T. L. Sherwood: Flash Fiction : March 2020


Southern Legitimacy Statement: My SLS is like a country song. At 17, I moved to Texas, got married, moved to New York, got divorced and now I think about my exes and Texas, but not always. Sometimes I think about pecan pie or ponder what became of the girl I used to be. Luckily for the hounds, I don’t try to sing it.

The Sad So Long

While waiting — once again — for Dr. Lawrence to join her in the tiny room with tall ceilings, Kelsey absently scratches old Boogie’s ears. Mrs. Hansen, Boogie’s mistress, lets her tears flow. Boogie arches his arthritic neck towards the sobbing woman. His pain temporarily forgotten, he yearns to lick those mascara-stained cheeks clean. Kelsey knows what animals are thinking; she always has.

“You drive me to drink,” her mother said whenever Kelsey tried to explain why Duchess was barking or Fluffy wouldn’t use the litter box. She’d grown up learning to keep that sort of knowledge to herself at home.

In second grade, Daphne Morton’s gerbil grew lethargic when she was over there for a sleepover. Kelsey told her he’d eaten something gummy and it was stuck in his intestines. Daphne’s father questioned how she arrived at her diagnosis. She nearly stuttered when she told him that Jellybean had told her.

Instead of dismissing her, he smiled. “Most people lose that language by the time they’re two. Keep speaking it as long as you can.”

Kelsey curled her fingers and waited for more, but that was all he said.

Throughout school, she had few friends, but those were as loyal as retrievers. If Kelsey’s stepfathers blamed her for her mother’s drinking, they never told her before they stole away in the middle of the afternoon. Three times she’d come home to their absence; three times, Duchess told her it was better this way. Kelsey knew the Doberman was lying.

After her mother died, Kelsey reluctantly sold the house and the pittance of artifacts it contained. It wasn’t much of a home, but it had been hers. The apartment she landed in didn’t allow pets, but she nurtured communion with the strays. One blind dog arrived with cancerous lobes on his belly. He licked her hand and begged for help. She told him there was nothing she could do. He pleaded harder with his cloudy, unseeing eyes for her to think of something.

“That better not be your dog, Missy!” Mrs. Crafton, her nasty neighbor, shouted as Kelsey carried the beagle past the other units.
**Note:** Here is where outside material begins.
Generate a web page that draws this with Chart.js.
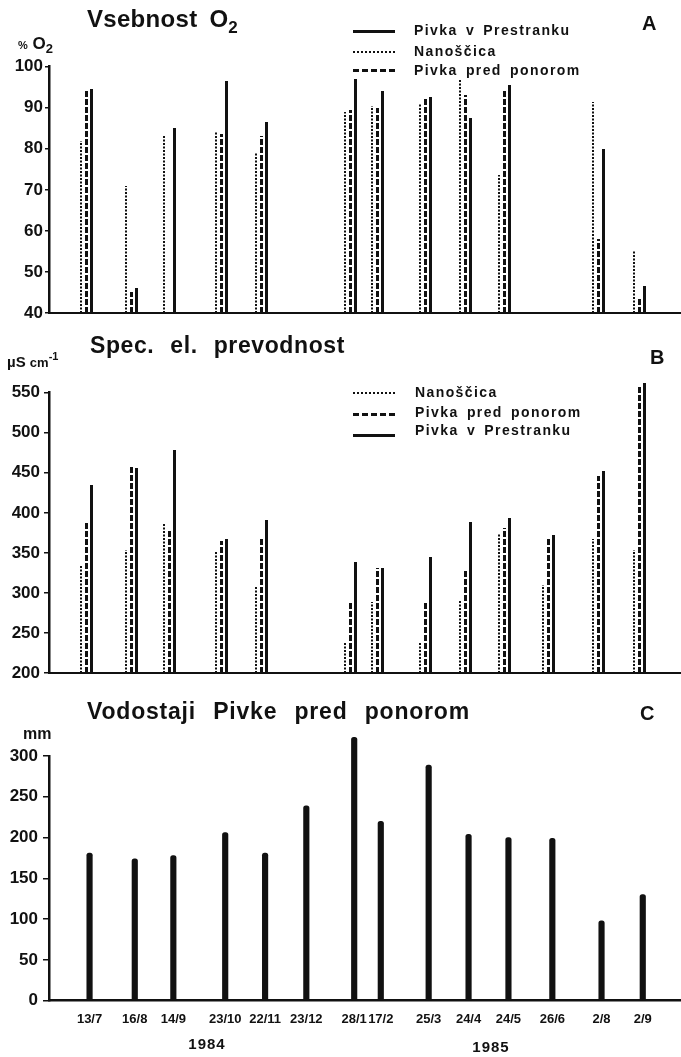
<!DOCTYPE html>
<html>
<head>
<meta charset="utf-8">
<script src="https://cdn.jsdelivr.net/npm/chart.js@4.4.1/dist/chart.umd.min.js"></script>
<style>
body { margin: 0; background: #fff; }
#page { position: relative; width: 681px; height: 1057px; overflow: hidden; font-family: 'Liberation Sans', Arial, sans-serif; font-weight: bold; color: #111; }
#page canvas { position: absolute; left: 0; top: 0; }
.t { position: absolute; white-space: nowrap; }
.title { font-size: 23px; line-height: 23px; letter-spacing: 0.6px; word-spacing: 9px; }
.tag { font-size: 20px; line-height: 20px; }
.leg { font-size: 14px; line-height: 14px; letter-spacing: 1.4px; word-spacing: 3px; }
.smp { position: absolute; left: 353px; width: 42px; height: 0; }
.yr { font-size: 15px; line-height: 15px; letter-spacing: 1px; width: 74px; text-align: center; }
</style>
</head>
<body>
<div id="page">
  <canvas id="chartA" width="681" height="1057"></canvas>
  <canvas id="chartB" width="681" height="1057"></canvas>
  <canvas id="chartC" width="681" height="1057"></canvas>

  <div class="t title" style="left:87px;top:7px;font-size:24px;line-height:24px;word-spacing:5px;letter-spacing:0.3px">Vsebnost O<span style="font-size:17px;position:relative;top:6px">2</span></div>
  <div class="t tag" style="left:642px;top:13px">A</div>
  <div class="t" style="left:18px;top:35px;font-size:17px;line-height:17px"><span style="font-size:11px">%</span> O<span style="font-size:13px;position:relative;top:4px">2</span></div>
  <div class="smp" style="top:30px;border-top:3px solid #111"></div>
  <div class="smp" style="top:51px;border-top:2px dotted #111"></div>
  <div class="smp" style="top:69px;border-top:3px dashed #111"></div>
  <div class="t leg" style="left:414px;top:23px">Pivka v Prestranku</div>
  <div class="t leg" style="left:414px;top:44px">Nanoščica</div>
  <div class="t leg" style="left:414px;top:63px">Pivka pred ponorom</div>

  <div class="t title" style="left:90px;top:334px">Spec. el. prevodnost</div>
  <div class="t tag" style="left:650px;top:347px">B</div>
  <div class="t" style="left:7px;top:354px;font-size:15px;line-height:15px">µS <span style="font-size:13px">cm</span><span style="font-size:11px;position:relative;top:-7px">-1</span></div>
  <div class="smp" style="top:392px;border-top:2px dotted #111"></div>
  <div class="smp" style="top:413px;border-top:3px dashed #111"></div>
  <div class="smp" style="top:434px;border-top:3px solid #111"></div>
  <div class="t leg" style="left:415px;top:385px">Nanoščica</div>
  <div class="t leg" style="left:415px;top:405px">Pivka pred ponorom</div>
  <div class="t leg" style="left:415px;top:423px">Pivka v Prestranku</div>

  <div class="t title" style="left:87px;top:700px;letter-spacing:0.8px;word-spacing:10px">Vodostaji Pivke pred ponorom</div>
  <div class="t tag" style="left:640px;top:703px">C</div>
  <div class="t" style="left:23px;top:726px;font-size:16px;line-height:16px">mm</div>
  <div class="t yr" style="left:170px;top:1036px">1984</div>
  <div class="t yr" style="left:454px;top:1039px">1985</div>
</div>
<script>
// sampling dates (13/7/1984 - 2/9/1985)
const sampleDates = ['1984-07-13', '1984-08-16', '1984-09-14', '1984-10-23', '1984-11-22', '1984-12-23',
  '1985-01-28', '1985-02-17', '1985-03-25', '1985-04-24', '1985-05-24', '1985-06-26', '1985-08-02', '1985-09-02'];
const dateLabels = ['13/7', '16/8', '14/9', '23/10', '22/11', '23/12', '28/1', '17/2', '25/3', '24/4', '24/5', '26/6', '2/8', '2/9'];

// A - % O2
const o2Nanoscica = [82, 71, 83, 84, 79, null, 89, 90.5, 91, 97, 73.5, null, 91.5, 55];
const o2PredPonorom = [94.5, 45, null, 83.5, 83, null, 89.5, 90, 92.5, 93, 94.5, null, 58, 44];
const o2Prestranek = [94.5, 46, 85, 96.5, 86.5, null, 97, 94, 92.5, 87.5, 95.5, null, 80, 46.5];

// B - specific conductivity, uS/cm
const condNanoscica = [335, 353, 387, 352, 308, null, 237, 289, 237, 291, 373, 310, 367, 354];
const condPredPonorom = [388, 458, 377, 365, 370, null, 287, 331, 287, 330, 381, 367, 446, 558];
const condPrestranek = [435, 456, 479, 367, 391, null, 339, 331, 345, 389, 394, 372, 452, 562];

// C - water level of Pivka pred ponorom, mm
const waterLevel = [181, 174, 178, 206, 181, 239, 323, 220, 289, 204, 200, 199, 98, 130];

const INK = '#111';
const FONT = "'Liberation Sans', Arial, sans-serif";

const t0 = Date.parse(sampleDates[0]);
const days = sampleDates.map(s => (Date.parse(s) - t0) / 864e5);
const pts = arr => arr.map((v, i) => ({ x: days[i], y: v }));

// bars drawn as dotted / dashed / solid strokes at the bar centre
const strokeBars = {
  id: 'strokeBars',
  afterDatasetsDraw(chart) {
    const ctx = chart.ctx;
    chart.data.datasets.forEach((ds, i) => {
      if (!ds.lineDash) return;
      const meta = chart.getDatasetMeta(i);
      const half = ds.strokeWidth % 2 ? 0.5 : 0;
      ctx.save();
      ctx.strokeStyle = INK;
      ctx.lineWidth = ds.strokeWidth;
      ctx.setLineDash(ds.lineDash);
      meta.data.forEach((bar, j) => {
        if (ds.data[j].y == null || isNaN(bar.y)) return;
        const x = Math.round(bar.x) + half;
        ctx.beginPath();
        ctx.moveTo(x, Math.min(bar.base, chart.chartArea.bottom));
        ctx.lineTo(x, Math.round(bar.y));
        ctx.stroke();
      });
      ctx.restore();
    });
  }
};

function strokeSet(label, values, dash, width) {
  return { label, data: pts(values), backgroundColor: 'rgba(0,0,0,0)', borderWidth: 0,
    barThickness: 5, lineDash: dash, strokeWidth: width };
}

function yAxis(min, max, step, tickLen, pad) {
  return {
    min, max,
    ticks: { stepSize: step, color: INK, padding: pad, font: { family: FONT, size: 17, weight: 'bold' } },
    grid: { drawOnChartArea: false, tickLength: tickLen, color: INK, lineWidth: 1.5 },
    border: { color: INK, width: 2.5 },
    afterFit: s => { s.width = 49; }
  };
}

function hiddenX(min, max) {
  return {
    type: 'linear', min, max, offset: false,
    ticks: { display: false },
    grid: { display: false, drawTicks: false, offset: false },
    border: { color: INK, width: 2 },
    afterFit: s => { s.height = 0; }
  };
}

const base = {
  responsive: false,
  animation: false,
  events: [],
  plugins: { legend: { display: false }, tooltip: { enabled: false } }
};

const xMinC = -30.5, xMaxC = 444;
const xMinAB = xMinC + 3, xMaxAB = xMaxC + 3;

new Chart(document.getElementById('chartA'), {
  type: 'bar',
  data: {
    datasets: [
      strokeSet('Nanoščica', o2Nanoscica, [2, 1.5], 2),
      strokeSet('Pivka pred ponorom', o2PredPonorom, [6, 2], 3),
      strokeSet('Pivka v Prestranku', o2Prestranek, [], 3)
    ]
  },
  options: {
    ...base,
    layout: { padding: { top: 66.7, bottom: 1057 - 313, left: 0, right: 1 } },
    scales: { x: hiddenX(xMinAB, xMaxAB), y: yAxis(40, 100, 10, 4, 2) }
  },
  plugins: [strokeBars]
});

new Chart(document.getElementById('chartB'), {
  type: 'bar',
  data: {
    datasets: [
      strokeSet('Nanoščica', condNanoscica, [2, 1.5], 2),
      strokeSet('Pivka pred ponorom', condPredPonorom, [6, 2], 3),
      strokeSet('Pivka v Prestranku', condPrestranek, [], 3)
    ]
  },
  options: {
    ...base,
    layout: { padding: { top: 392.7, bottom: 1057 - 673, left: 0, right: 1 } },
    scales: { x: hiddenX(xMinAB, xMaxAB), y: yAxis(200, 550, 50, 5, 4) }
  },
  plugins: [strokeBars]
});

new Chart(document.getElementById('chartC'), {
  type: 'bar',
  data: {
    datasets: [{
      label: 'Vodostaji Pivke pred ponorom',
      data: pts(waterLevel),
      backgroundColor: INK,
      barThickness: 5.5,
      borderRadius: 2.5,
      clip: false
    }]
  },
  options: {
    ...base,
    layout: { padding: { top: 756, bottom: 1057 - 1000.7 - 50, left: 0, right: 1 } },
    scales: {
      x: {
        type: 'linear', min: xMinC, max: xMaxC, offset: false,
        afterBuildTicks: s => { s.ticks = days.map(v => ({ value: v })); },
        ticks: {
          autoSkip: false, maxRotation: 0, minRotation: 0, padding: 11, color: INK,
          font: { family: FONT, size: 13, weight: 'bold' },
          callback: (v, i) => dateLabels[i]
        },
        grid: { display: false, drawTicks: false, offset: false },
        border: { color: INK, width: 2.5 },
        afterFit: s => { s.height = 50; }
      },
      y: yAxis(0, 300, 50, 6, 5)
    }
  }
});
</script>
</body>
</html>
The dog sighed and squirmed. He had been someone’s dog, but no longer. He didn’t know why. Kelsey apologized for her clumsiness and told him there was no good way for her to hold his heavy body. He sighed again and told her it was fine. He knew she was just trying to help.
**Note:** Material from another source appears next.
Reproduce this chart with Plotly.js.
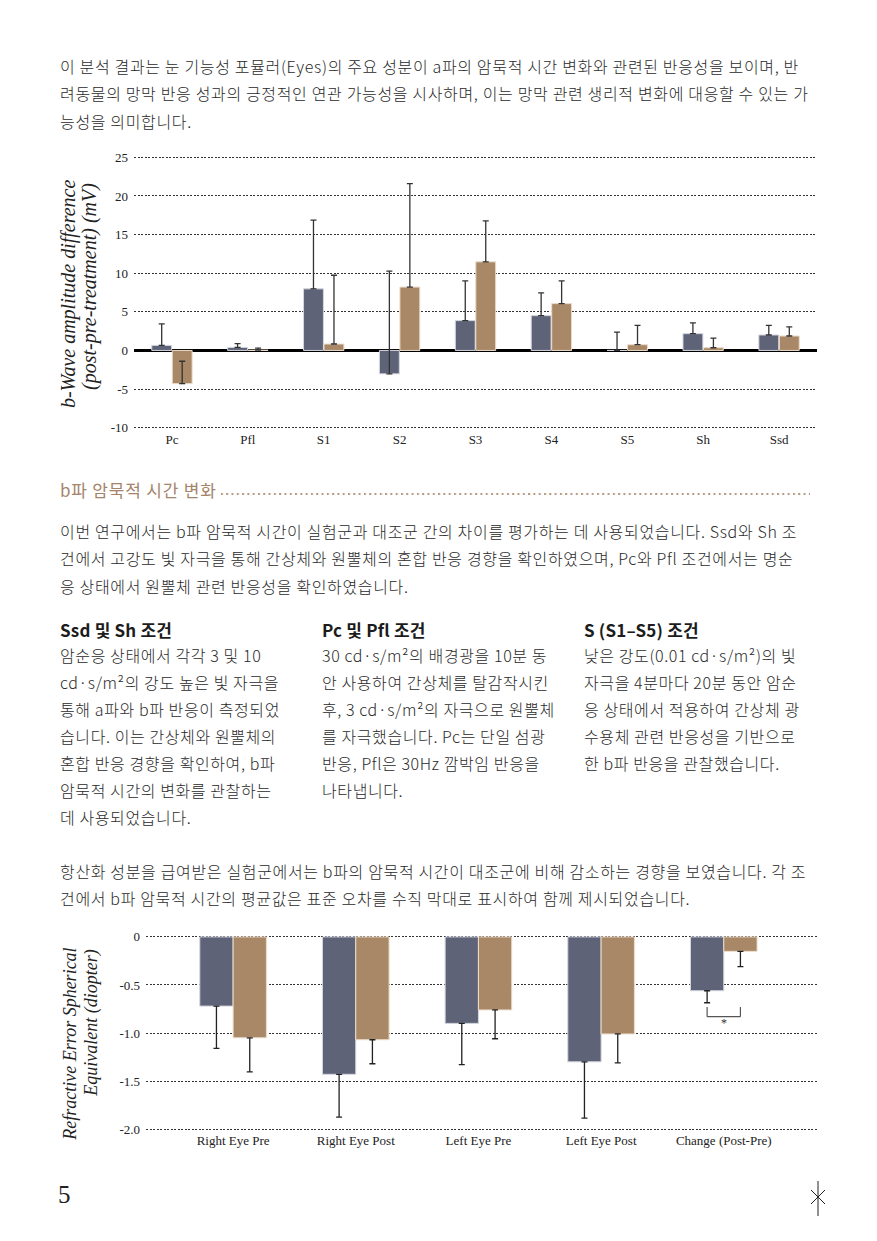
<!DOCTYPE html>
<html><head><meta charset="utf-8">
<script src="https://cdn.plot.ly/plotly-3.0.1.min.js"></script>
<style>
body{margin:0;width:877px;height:1241px;background:#fff;position:relative;font-family:"Noto Sans CJK KR","Noto Sans",sans-serif;color:#2a2a2a;overflow:hidden}
.p{position:absolute;left:60px;font-size:16px;line-height:27.3px;white-space:nowrap;letter-spacing:0.66px;font-weight:300}
.h{position:absolute;font-size:17px;font-weight:700;line-height:27px;white-space:nowrap;color:#1c1c1c;letter-spacing:0.2px}
.col{position:absolute;font-size:16px;line-height:27px;white-space:nowrap;letter-spacing:0.6px;font-weight:300}
.sec{position:absolute;left:60px;top:476px;width:750px;display:flex;align-items:center;font-size:17px;line-height:27px;color:#a4846a;letter-spacing:0.8px;white-space:nowrap;font-weight:400}
.sec .lead{flex:1;height:4px;margin-left:3px;margin-top:8px;background:radial-gradient(circle at 2px 2px,#b39a80 0.9px,rgba(255,255,255,0) 1.3px) repeat-x;background-size:5.3px 4px}
#chart1{position:absolute;left:0;top:140px;width:877px;height:320px}
#chart2{position:absolute;left:0;top:920px;width:877px;height:240px}
.pg{position:absolute;left:58px;top:1181px;font-family:"Liberation Serif",serif;font-size:25px;color:#222}
</style></head>
<body>
<div class="p" style="top:53px">이 분석 결과는 눈 기능성 포뮬러(Eyes)의 주요 성분이 a파의 암묵적 시간 변화와 관련된 반응성을 보이며, 반<br>려동물의 망막 반응 성과의 긍정적인 연관 가능성을 시사하며, 이는 망막 관련 생리적 변화에 대응할 수 있는 가<br>능성을 의미합니다.</div>
<div id="chart1"></div>
<div class="sec"><span>b파 암묵적 시간 변화</span><div class="lead"></div></div>
<div class="p" style="top:518px">이번 연구에서는 b파 암묵적 시간이 실험군과 대조군 간의 차이를 평가하는 데 사용되었습니다. Ssd와 Sh 조<br>건에서 고강도 빛 자극을 통해 간상체와 원뿔체의 혼합 반응 경향을 확인하였으며, Pc와 Pfl 조건에서는 명순<br>응 상태에서 원뿔체 관련 반응성을 확인하였습니다.</div>
<div class="h" style="left:60px;top:616px">Ssd 및 Sh 조건</div>
<div class="h" style="left:322px;top:616px">Pc 및 Pfl 조건</div>
<div class="h" style="left:584px;top:616px">S (S1–S5) 조건</div>
<div class="col" style="left:60px;top:642px">암순응 상태에서 각각 3 및 10<br>cd·s/m²의 강도 높은 빛 자극을<br>통해 a파와 b파 반응이 측정되었<br>습니다. 이는 간상체와 원뿔체의<br>혼합 반응 경향을 확인하여, b파<br>암묵적 시간의 변화를 관찰하는<br>데 사용되었습니다.</div>
<div class="col" style="left:322px;top:642px">30 cd·s/m²의 배경광을 10분 동<br>안 사용하여 간상체를 탈감작시킨<br>후, 3 cd·s/m²의 자극으로 원뿔체<br>를 자극했습니다. Pc는 단일 섬광<br>반응, Pfl은 30Hz 깜박임 반응을<br>나타냅니다.</div>
<div class="col" style="left:584px;top:642px">낮은 강도(0.01 cd·s/m²)의 빛<br>자극을 4분마다 20분 동안 암순<br>응 상태에서 적용하여 간상체 광<br>수용체 관련 반응성을 기반으로<br>한 b파 반응을 관찰했습니다.</div>
<div class="p" style="top:858px">항산화 성분을 급여받은 실험군에서는 b파의 암묵적 시간이 대조군에 비해 감소하는 경향을 보였습니다. 각 조<br>건에서 b파 암묵적 시간의 평균값은 표준 오차를 수직 막대로 표시하여 함께 제시되었습니다.</div>
<div id="chart2"></div>
<div class="pg">5</div>
<svg style="position:absolute;left:806px;top:1180px" width="24" height="38">
<line x1="12" y1="1" x2="12" y2="36" stroke="#222" stroke-width="1"/>
<line x1="5" y1="10" x2="19" y2="24" stroke="#222" stroke-width="1"/>
<line x1="19" y1="10" x2="5" y2="24" stroke="#222" stroke-width="1"/>
</svg>
<script>
// Top chart data
const conditions = ['Pc','Pfl','S1','S2','S3','S4','S5','Sh','Ssd'];
const controlDiff = [0.65,0.39,7.97,-3.03,3.86,4.5,0,2.17,2.0];
const controlErr = [2.8,0.5,8.9,13.3,5.15,2.95,2.38,1.4,1.25];
const treatDiff = [-4.3,0.03,0.83,8.2,11.47,6.06,0.74,0.35,1.87];
const treatErr = [2.9,0.27,8.9,13.4,5.3,2.95,2.5,1.25,1.17];
const topTicks = [-10,-5,0,5,10,15,20,25];
const topTickText = ['-10','-5','0','5','10','15','20','25'];

// Bottom chart data
const eyeGroups = ['Right Eye Pre','Right Eye Post','Left Eye Pre','Left Eye Post','Change (Post-Pre)'];
const controlSE = [-0.72,-1.43,-0.90,-1.30,-0.56];
const controlSEErr = [0.44,0.445,0.43,0.585,0.125];
const treatSE = [-1.05,-1.07,-0.76,-1.01,-0.15];
const treatSEErr = [0.355,0.25,0.30,0.30,0.16];
const botTicks = [-2,-1.5,-1,-0.5,0];
const botTickText = ['-2.0','-1.5','-1.0','-0.5','0'];

const NAVY='#5e6378', TAN='#a98867';
const serif='"Liberation Serif","DejaVu Serif",serif';
const grid={showgrid:true,gridcolor:'#333',gridwidth:1,griddash:'2px,1.5px'};
const tf={family:serif,size:13,color:'#222'};

const t1=[
 {type:'bar',x:conditions,y:controlDiff,marker:{color:NAVY,line:{color:'#d4d6df',width:1}},
  error_y:{type:'data',symmetric:false,array:controlErr,arrayminus:conditions.map(()=>0),color:'#333',thickness:1.3,width:3}},
 {type:'bar',x:conditions,y:treatDiff,marker:{color:TAN,line:{color:'#ecdcca',width:1}},
  error_y:{type:'data',symmetric:false,array:treatErr,arrayminus:conditions.map(()=>0),color:'#333',thickness:1.3,width:3}}
];
const l1={width:877,height:320,margin:{l:134,r:60,t:14.7,b:29.7},paper_bgcolor:'#fff',plot_bgcolor:'#fff',
 showlegend:false,barmode:'group',bargap:0.46,bargroupgap:0.03,
 xaxis:{type:'category',range:[-0.5,8.5],showgrid:false,ticks:'',showline:false,zeroline:false,tickfont:tf},
 yaxis:Object.assign({range:[-10.3,25.3],tickvals:topTicks,ticktext:topTickText,ticks:'',showline:false,
   zeroline:true,zerolinecolor:'#000',zerolinewidth:2.5,ticklabelstandoff:5,tickfont:tf},grid),
 annotations:[
  {xref:'paper',yref:'paper',x:-0.0966,y:0.918,xanchor:'center',yanchor:'top',textangle:-90,showarrow:false,
   text:'<i>b-Wave amplitude difference</i>',font:{family:serif,size:20,color:'#222'}},
  {xref:'paper',yref:'paper',x:-0.0644,y:0.904,xanchor:'center',yanchor:'top',textangle:-90,showarrow:false,
   text:'<i>(post-pre-treatment) (mV)</i>',font:{family:serif,size:20,color:'#222'}}]
};
Plotly.newPlot('chart1',t1,l1,{displayModeBar:false,staticPlot:true});

const t2=[
 {type:'bar',x:eyeGroups,y:controlSE,marker:{color:NAVY,line:{color:'#d4d6df',width:1}},
  error_y:{type:'data',symmetric:false,array:eyeGroups.map(()=>0),arrayminus:controlSEErr,color:'#222',thickness:1.3,width:3}},
 {type:'bar',x:eyeGroups,y:treatSE,marker:{color:TAN,line:{color:'#ecdcca',width:1}},
  error_y:{type:'data',symmetric:false,array:eyeGroups.map(()=>0),arrayminus:treatSEErr,color:'#222',thickness:1.3,width:3}}
];
const off=(1-0.457)/4;
const l2={width:877,height:240,margin:{l:146,r:60,t:15.08,b:29.08},paper_bgcolor:'#fff',plot_bgcolor:'#fff',
 showlegend:false,barmode:'group',bargap:0.457,bargroupgap:0,
 xaxis:{type:'category',range:[-0.71,4.76],showgrid:false,ticks:'',showline:false,zeroline:false,tickfont:tf},
 yaxis:Object.assign({range:[-2.02,0.02],tickvals:botTicks,ticktext:botTickText,ticks:'',showline:false,zeroline:false,
   ticklabelstandoff:5,tickfont:tf},grid),
 shapes:[
  {type:'line',xref:'x',yref:'y',x0:4-off,x1:4-off,y0:-0.73,y1:-0.83,line:{color:'#555',width:1.2}},
  {type:'line',xref:'x',yref:'y',x0:4-off,x1:4+off,y0:-0.83,y1:-0.83,line:{color:'#555',width:1.2}},
  {type:'line',xref:'x',yref:'y',x0:4+off,x1:4+off,y0:-0.73,y1:-0.83,line:{color:'#555',width:1.2}}
 ],
 annotations:[
  {xref:'x',yref:'y',x:4,y:-0.9,text:'*',showarrow:false,font:{family:serif,size:12,color:'#333'}},
  {xref:'paper',yref:'paper',x:-0.1133,y:0.948,xanchor:'center',yanchor:'top',textangle:-90,showarrow:false,
   text:'<i>Refractive Error Spherical</i>',font:{family:serif,size:18,color:'#222'}},
  {xref:'paper',yref:'paper',x:-0.0805,y:0.938,xanchor:'center',yanchor:'top',textangle:-90,showarrow:false,
   text:'<i>Equivalent (diopter)</i>',font:{family:serif,size:18,color:'#222'}}]
};
Plotly.newPlot('chart2',t2,l2,{displayModeBar:false,staticPlot:true});
</script>
</body></html>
Five long blocks away, they stood before the receptionist’s desk and were informed that Dr. Lawrence didn’t work for free.

Kelsey squeaked. “I’ll pay it off. I can do…I don’t know. But please…”

Standing on the other side of the stainless steel table that day, her gaze was transfixed. In a framed wartime photo, men in uniform stood beside noble canines. After he administered the parting shot, Dr. Lawrence told her to take as long as she needed.

The beagle’s spirit whiffled about, feeling frisky again now that it had shed its body. Kelsey cracked open the window and then stepped closer to the photo. The men held leashes; the dogs wore Red Cross insignia. She drew her finger across the dusty glass.

The terms of payment they worked out were more than fair. Besides cleaning the office, she’s sometimes asked to lend a hand with the wily or bigger animals. Her mark of solidarity is still there; it’s the one thing she’ll never clean. She sees it every time she comes into this tiny room where humans say their goodbyes to the cats and dogs and sometimes gerbils and where the cats and dogs and sometimes gerbils try to assure the humans that it’s okay, that they — for the most part — had a blast, and to thank them for all the treats.